Legal experts on the other side of the case foresee far-reaching effects if the police prevail.

"This will be, in essence, a reversal of Miranda," said University of Texas law professor Susan Klein.

"Officers will be told Miranda is not a constitutional right. If there is no right, and you are not liable, why should you honor the right to silence?" she asked. "I think it means you will see more police using threats and violence to get people to talk. Innocent people will be subjected to very unpleasant experiences." (Full text here)
For some time now, I have believed that the Solicitor General should recuse himself from any opinions or motions having to do with the “war on terrorism.” After all, his wife Barbara died on the plane that hit the Pentagon and it seems to me that he has an inherent conflict of interest when it comes to issues of crime and punishment of “terrorists.” – as his first instinct will be to come down hard against a person's Constitutional rights.
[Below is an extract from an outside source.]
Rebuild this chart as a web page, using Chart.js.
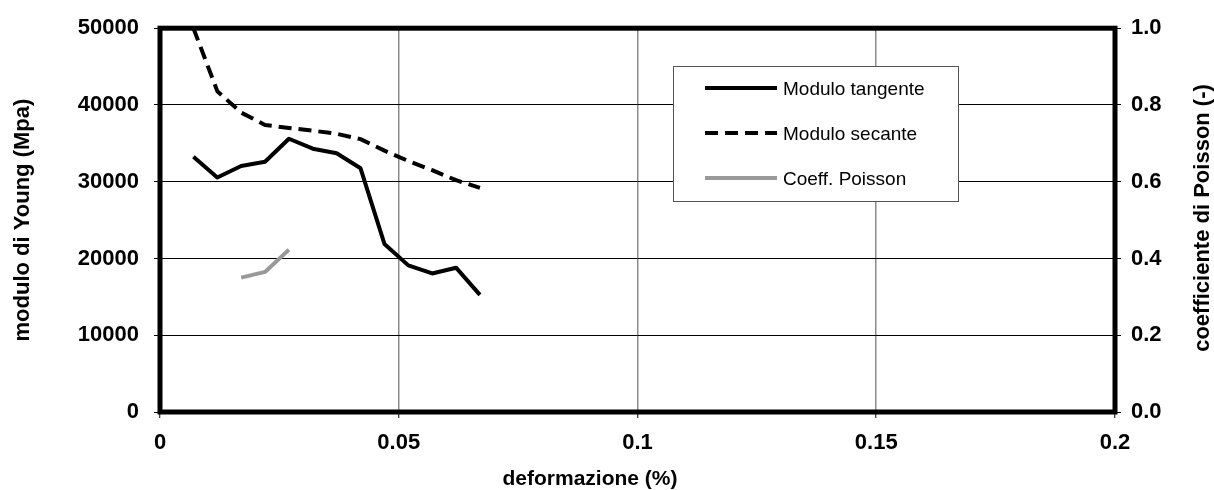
<!DOCTYPE html>
<html>
<head>
<meta charset="utf-8">
<script src="https://cdn.jsdelivr.net/npm/chart.js@4.4.1/dist/chart.umd.min.js"></script>
<style>
  html, body { margin: 0; padding: 0; background: #fff; }
  #wrap { width: 1214px; height: 490px; }
</style>
</head>
<body>
<div id="wrap"><canvas id="c" width="1214" height="490"></canvas></div>
<script>
// ---- data ----
const strain = [0.007, 0.012, 0.017, 0.022, 0.027, 0.032, 0.037, 0.042, 0.047, 0.052, 0.057, 0.062, 0.067];
const moduloTangente = [33250, 30550, 32050, 32600, 35600, 34300, 33700, 31750, 21900, 19100, 18050, 18800, 15250];
const moduloSecante = [50000, 41800, 39000, 37400, 37000, 36650, 36250, 35550, 34050, 32700, 31500, 30200, 29200];
const strainPoisson = [0.017, 0.022, 0.027];
const coeffPoisson = [0.35, 0.365, 0.423];
const seriesNames = ['Modulo tangente', 'Modulo secante', 'Coeff. Poisson'];
const xTitle = 'deformazione (%)';
const yTitle = 'modulo di Young (Mpa)';
const y2Title = 'coefficiente di Poisson (-)';

const FONT = '"Liberation Sans", Arial, sans-serif';
const pts = (xs, ys) => xs.map((x, i) => ({ x: x, y: ys[i] }));

const datasets = [
  { label: seriesNames[0], data: pts(strain, moduloTangente), borderColor: '#000', borderWidth: 4, yAxisID: 'y', legendDash: [] },
  { label: seriesNames[1], data: pts(strain, moduloSecante), borderColor: '#000', borderWidth: 4, borderDash: [13, 7], yAxisID: 'y', legendDash: [13, 7] },
  { label: seriesNames[2], data: pts(strainPoisson, coeffPoisson), borderColor: '#999999', borderWidth: 4, yAxisID: 'y1', legendDash: [] }
];
datasets.forEach(d => { d.pointRadius = 0; d.tension = 0; d.fill = false; d.borderJoinStyle = 'round'; });

const decorPlugin = {
  id: 'decor',
  afterDatasetsDraw(chart) {
    const ctx = chart.ctx;
    const a = chart.chartArea;
    ctx.save();
    // thick frame
    ctx.strokeStyle = '#000';
    ctx.lineWidth = 5;
    ctx.setLineDash([]);
    ctx.strokeRect(a.left, a.top, a.right - a.left, a.bottom - a.top);

    // legend box
    const bx = 673.5, by = 66.5, bw = 285, bh = 135;
    ctx.fillStyle = '#fff';
    ctx.fillRect(bx, by, bw, bh);
    ctx.lineWidth = 1;
    ctx.strokeStyle = '#555';
    ctx.strokeRect(bx, by, bw, bh);
    const rows = [88, 133, 178];
    chart.data.datasets.forEach((d, i) => {
      const y = rows[i];
      ctx.beginPath();
      ctx.setLineDash(d.legendDash);
      ctx.lineWidth = 4;
      ctx.lineCap = 'butt';
      ctx.strokeStyle = d.borderColor;
      ctx.moveTo(705, y);
      ctx.lineTo(777, y);
      ctx.stroke();
      ctx.setLineDash([]);
      ctx.fillStyle = '#000';
      ctx.font = '19px ' + FONT;
      ctx.textAlign = 'left';
      ctx.textBaseline = 'alphabetic';
      ctx.fillText(d.label, 783, y + 6.8);
    });

    // x title
    ctx.fillStyle = '#000';
    ctx.font = 'bold 21px ' + FONT;
    ctx.textAlign = 'center';
    ctx.textBaseline = 'alphabetic';
    ctx.fillText(xTitle, 590, 485);

    // right title (reads bottom to top)
    ctx.translate(1203, 218);
    ctx.rotate(-Math.PI / 2);
    ctx.font = 'bold 22px ' + FONT;
    ctx.textAlign = 'center';
    ctx.textBaseline = 'middle';
    ctx.fillText(y2Title, 0, 0);
    ctx.restore();
  }
};

new Chart(document.getElementById('c'), {
  type: 'line',
  data: { datasets: datasets },
  options: {
    responsive: false,
    devicePixelRatio: 1,
    animation: false,
    layout: { padding: { top: 23, left: 0, right: 0, bottom: 0 } },
    plugins: { legend: { display: false }, tooltip: { enabled: false } },
    scales: {
      x: {
        type: 'linear', min: 0, max: 0.2,
        afterFit(s) { s.height = 78; },
        ticks: {
          stepSize: 0.05, padding: 12, color: '#000',
          font: { family: FONT, size: 22, weight: 'bold' },
          callback: v => String(+Number(v).toFixed(2))
        },
        grid: { color: '#8c8c8c', lineWidth: 1.5, tickLength: 6, tickColor: '#000', tickWidth: 1 },
        border: { display: false }
      },
      y: {
        type: 'linear', position: 'left', min: 0, max: 50000,
        afterFit(s) { s.width = 160; },
        ticks: {
          stepSize: 10000, padding: 15, color: '#000',
          font: { family: FONT, size: 22, weight: 'bold' },
          callback: v => String(v)
        },
        grid: { color: '#000', lineWidth: 1, tickLength: 6, tickColor: '#000' },
        border: { display: false },
        title: {
          display: true, text: yTitle, color: '#000',
          font: { family: FONT, size: 22, weight: 'bold', lineHeight: 1.2 },
          padding: { top: 10, bottom: 0 }
        }
      },
      y1: {
        type: 'linear', position: 'right', min: 0, max: 1,
        afterFit(s) { s.width = 99; },
        ticks: {
          stepSize: 0.2, padding: 10, color: '#000',
          font: { family: FONT, size: 22, weight: 'bold' },
          callback: v => Number(v).toFixed(1)
        },
        grid: { drawOnChartArea: false, tickLength: 6, tickColor: '#000', color: '#000' },
        border: { display: false }
      }
    }
  },
  plugins: [decorPlugin]
});
</script>
</body>
</html>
Now the Justice Department asserts that it is constitutionally permissible to continue to interrogate a critically wounded man, whom the police shot through the eye and spine. In his brief to the Supreme Court, U.S. Solicitor General Theodore Olson argues that police can hold people in custody and force them to talk, so long as their incriminating statements are not used to prosecute them. Such a perversely reasoned and immoral legal argument should chill every thinking person to his or her very marrow.

Apparently, Mr. Olsen leans against constitutional rights for us all.

Peace.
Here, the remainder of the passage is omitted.